• **GIVEN DATA**
....
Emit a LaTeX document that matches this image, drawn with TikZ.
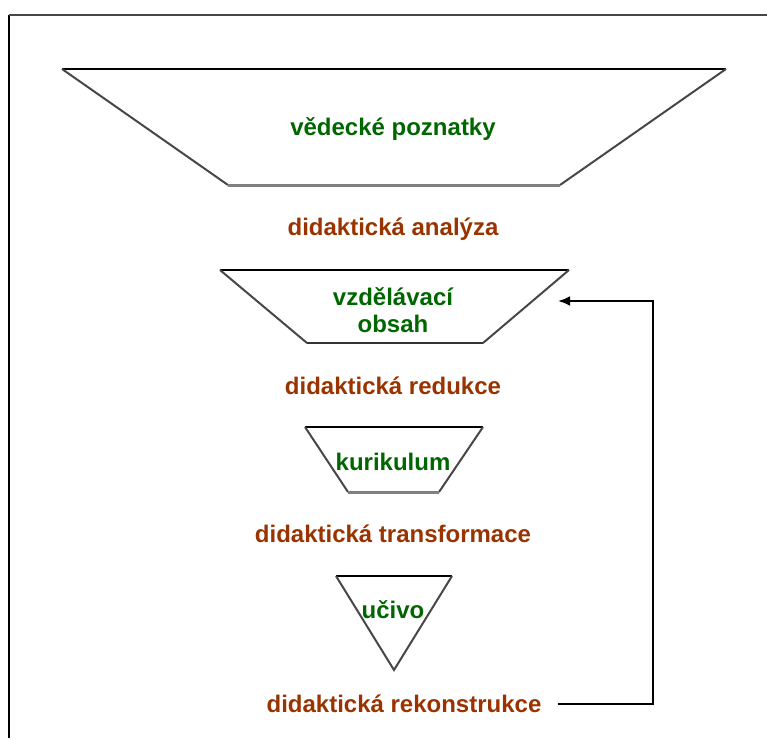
\documentclass[tikz,border=0pt]{standalone}
\usepackage{fontspec}
\setmainfont{Liberation Sans}
\usetikzlibrary{calc,arrows.meta}

\definecolor{lvlgreen}{RGB}{0,102,0}
\definecolor{stepbrown}{RGB}{153,51,0}

\tikzset{
  level/.style={font=\fontsize{24}{27}\selectfont\bfseries, text=lvlgreen, align=center, inner sep=0pt},
  stage/.style={font=\fontsize{24}{27}\selectfont\bfseries, text=stepbrown, inner sep=0pt},
  rim/.style={line width=2pt, black},
  side/.style={line width=2pt, black!72},
  floor/.style={line width=3pt, black!50}
}

\begin{document}
\begin{tikzpicture}[x=1pt,y=-1pt]
      \useasboundingbox (0,0) rectangle (767,738);
      % frame
      \draw[line width=2.5pt] (9,738) -- (9,15);
      \draw[line width=2.5pt, black!72] (9,15) -- (767,15);
      % funnel pieces
      \draw[rim] (62,69) -- (726,69);
      \draw[side] (62,69) -- (228,185);
      \draw[side] (726,69) -- (560,185);
      \draw[floor] (228,185) -- (560,185);
      \draw[rim] (220,270) -- (569,270);
      \draw[side] (220,270) -- (307,343);
      \draw[side] (569,270) -- (483,343);
      \draw[line width=2pt, black!80] (307,343) -- (483,343);
      \draw[rim] (305,427) -- (483,427);
      \draw[side] (305,427) -- (348,492);
      \draw[side] (483,427) -- (439,492);
      \draw[floor] (348,492) -- (439,492);
      \draw[rim] (336,576) -- (452,576);
      \draw[side] (336,576) -- (394,670) -- (452,576);
      % texts
      \node[level] (poznatky) at (393,129) {vědecké poznatky};
      \node[stage] (analyza) at (393,229) {didaktická analýza};
      \node[level] (obsah) at (393,310) {vzdělávací\\obsah};
      \node[stage] (redukce) at (393,386) {didaktická redukce};
      \node[level] (kurikulum) at (393,462) {kurikulum};
      \node[stage] (transformace) at (393,534) {didaktická transformace};
      \node[level] (ucivo) at (393,610) {učivo};
      \node[stage] (rekonstrukce) at (404,704) {didaktická rekonstrukce};
      % feedback
      \coordinate (obsahR) at (558,301);
      \coordinate (turn) at (653,301);
      \draw[line width=2.5pt, -{Latex[length=12pt,width=10pt]}, shorten <=16pt] (rekonstrukce.east) -| (turn) -- (obsahR);
\end{tikzpicture}
\end{document}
....
• **GIVEN EXERCISE**
Return the listing above in full and without alteration, excluding its pictures.

• **EXPECTED ANSWER**
Emit a LaTeX document that matches this image, drawn with TikZ.
\documentclass[tikz,border=0pt]{standalone}
\usepackage{fontspec}
\setmainfont{Liberation Sans}
\usetikzlibrary{calc,arrows.meta}

\definecolor{lvlgreen}{RGB}{0,102,0}
\definecolor{stepbrown}{RGB}{153,51,0}

\tikzset{
  level/.style={font=\fontsize{24}{27}\selectfont\bfseries, text=lvlgreen, align=center, inner sep=0pt},
  stage/.style={font=\fontsize{24}{27}\selectfont\bfseries, text=stepbrown, inner sep=0pt},
  rim/.style={line width=2pt, black},
  side/.style={line width=2pt, black!72},
  floor/.style={line width=3pt, black!50}
}

\begin{document}
\begin{tikzpicture}[x=1pt,y=-1pt]
      \useasboundingbox (0,0) rectangle (767,738);
      % frame
      \draw[line width=2.5pt] (9,738) -- (9,15);
      \draw[line width=2.5pt, black!72] (9,15) -- (767,15);
      % funnel pieces
      \draw[rim] (62,69) -- (726,69);
      \draw[side] (62,69) -- (228,185);
      \draw[side] (726,69) -- (560,185);
      \draw[floor] (228,185) -- (560,185);
      \draw[rim] (220,270) -- (569,270);
      \draw[side] (220,270) -- (307,343);
      \draw[side] (569,270) -- (483,343);
      \draw[line width=2pt, black!80] (307,343) -- (483,343);
      \draw[rim] (305,427) -- (483,427);
      \draw[side] (305,427) -- (348,492);
      \draw[side] (483,427) -- (439,492);
      \draw[floor] (348,492) -- (439,492);
      \draw[rim] (336,576) -- (452,576);
      \draw[side] (336,576) -- (394,670) -- (452,576);
      % texts
      \node[level] (poznatky) at (393,129) {vědecké poznatky};
      \node[stage] (analyza) at (393,229) {didaktická analýza};
      \node[level] (obsah) at (393,310) {vzdělávací\\obsah};
      \node[stage] (redukce) at (393,386) {didaktická redukce};
      \node[level] (kurikulum) at (393,462) {kurikulum};
      \node[stage] (transformace) at (393,534) {didaktická transformace};
      \node[level] (ucivo) at (393,610) {učivo};
      \node[stage] (rekonstrukce) at (404,704) {didaktická rekonstrukce};
      % feedback
      \coordinate (obsahR) at (558,301);
      \coordinate (turn) at (653,301);
      \draw[line width=2.5pt, -{Latex[length=12pt,width=10pt]}, shorten <=16pt] (rekonstrukce.east) -| (turn) -- (obsahR);
\end{tikzpicture}
\end{document}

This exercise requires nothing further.